• Problem requirements: Images are not part of the copy; write out the rest of the data exactly as given.

==========

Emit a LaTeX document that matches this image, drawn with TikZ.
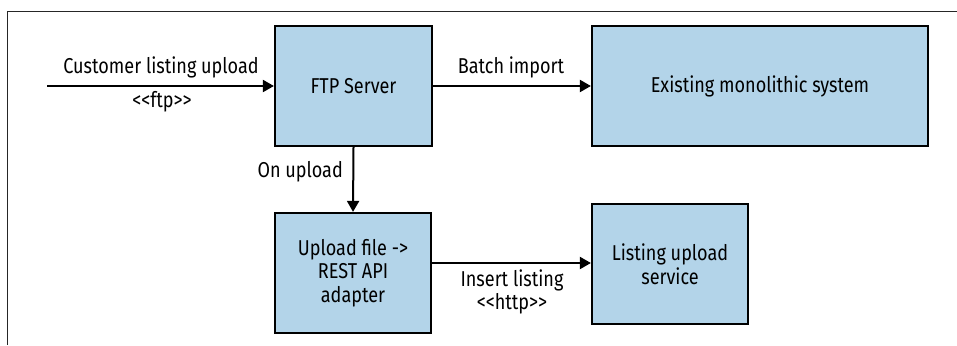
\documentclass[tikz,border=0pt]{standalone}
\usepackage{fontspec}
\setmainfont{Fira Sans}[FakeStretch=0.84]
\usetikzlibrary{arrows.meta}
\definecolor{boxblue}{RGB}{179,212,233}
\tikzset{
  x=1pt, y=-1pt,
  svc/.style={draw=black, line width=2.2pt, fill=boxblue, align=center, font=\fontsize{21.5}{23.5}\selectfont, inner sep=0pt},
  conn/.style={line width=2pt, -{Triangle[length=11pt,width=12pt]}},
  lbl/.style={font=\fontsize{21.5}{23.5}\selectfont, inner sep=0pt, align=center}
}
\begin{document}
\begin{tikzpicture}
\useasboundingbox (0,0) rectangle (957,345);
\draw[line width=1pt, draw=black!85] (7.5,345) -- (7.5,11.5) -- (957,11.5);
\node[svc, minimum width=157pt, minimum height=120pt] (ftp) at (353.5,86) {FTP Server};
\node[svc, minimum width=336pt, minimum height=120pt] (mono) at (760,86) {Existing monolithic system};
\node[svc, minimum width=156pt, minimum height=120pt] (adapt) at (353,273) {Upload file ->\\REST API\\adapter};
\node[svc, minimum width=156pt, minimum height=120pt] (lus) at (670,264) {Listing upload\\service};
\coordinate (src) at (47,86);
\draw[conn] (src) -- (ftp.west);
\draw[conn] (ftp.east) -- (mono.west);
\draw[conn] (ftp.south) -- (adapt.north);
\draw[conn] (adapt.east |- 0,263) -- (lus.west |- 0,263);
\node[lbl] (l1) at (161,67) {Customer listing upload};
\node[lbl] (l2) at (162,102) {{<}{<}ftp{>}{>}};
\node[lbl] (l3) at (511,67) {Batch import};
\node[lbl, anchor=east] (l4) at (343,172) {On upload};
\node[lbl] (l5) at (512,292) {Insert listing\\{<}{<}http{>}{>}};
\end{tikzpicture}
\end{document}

==========

• Result of the exercise:
Emit a LaTeX document that matches this image, drawn with TikZ.
\documentclass[tikz,border=0pt]{standalone}
\usepackage{fontspec}
\setmainfont{Fira Sans}[FakeStretch=0.84]
\usetikzlibrary{arrows.meta}
\definecolor{boxblue}{RGB}{179,212,233}
\tikzset{
  x=1pt, y=-1pt,
  svc/.style={draw=black, line width=2.2pt, fill=boxblue, align=center, font=\fontsize{21.5}{23.5}\selectfont, inner sep=0pt},
  conn/.style={line width=2pt, -{Triangle[length=11pt,width=12pt]}},
  lbl/.style={font=\fontsize{21.5}{23.5}\selectfont, inner sep=0pt, align=center}
}
\begin{document}
\begin{tikzpicture}
\useasboundingbox (0,0) rectangle (957,345);
\draw[line width=1pt, draw=black!85] (7.5,345) -- (7.5,11.5) -- (957,11.5);
\node[svc, minimum width=157pt, minimum height=120pt] (ftp) at (353.5,86) {FTP Server};
\node[svc, minimum width=336pt, minimum height=120pt] (mono) at (760,86) {Existing monolithic system};
\node[svc, minimum width=156pt, minimum height=120pt] (adapt) at (353,273) {Upload file ->\\REST API\\adapter};
\node[svc, minimum width=156pt, minimum height=120pt] (lus) at (670,264) {Listing upload\\service};
\coordinate (src) at (47,86);
\draw[conn] (src) -- (ftp.west);
\draw[conn] (ftp.east) -- (mono.west);
\draw[conn] (ftp.south) -- (adapt.north);
\draw[conn] (adapt.east |- 0,263) -- (lus.west |- 0,263);
\node[lbl] (l1) at (161,67) {Customer listing upload};
\node[lbl] (l2) at (162,102) {{<}{<}ftp{>}{>}};
\node[lbl] (l3) at (511,67) {Batch import};
\node[lbl, anchor=east] (l4) at (343,172) {On upload};
\node[lbl] (l5) at (512,292) {Insert listing\\{<}{<}http{>}{>}};
\end{tikzpicture}
\end{document}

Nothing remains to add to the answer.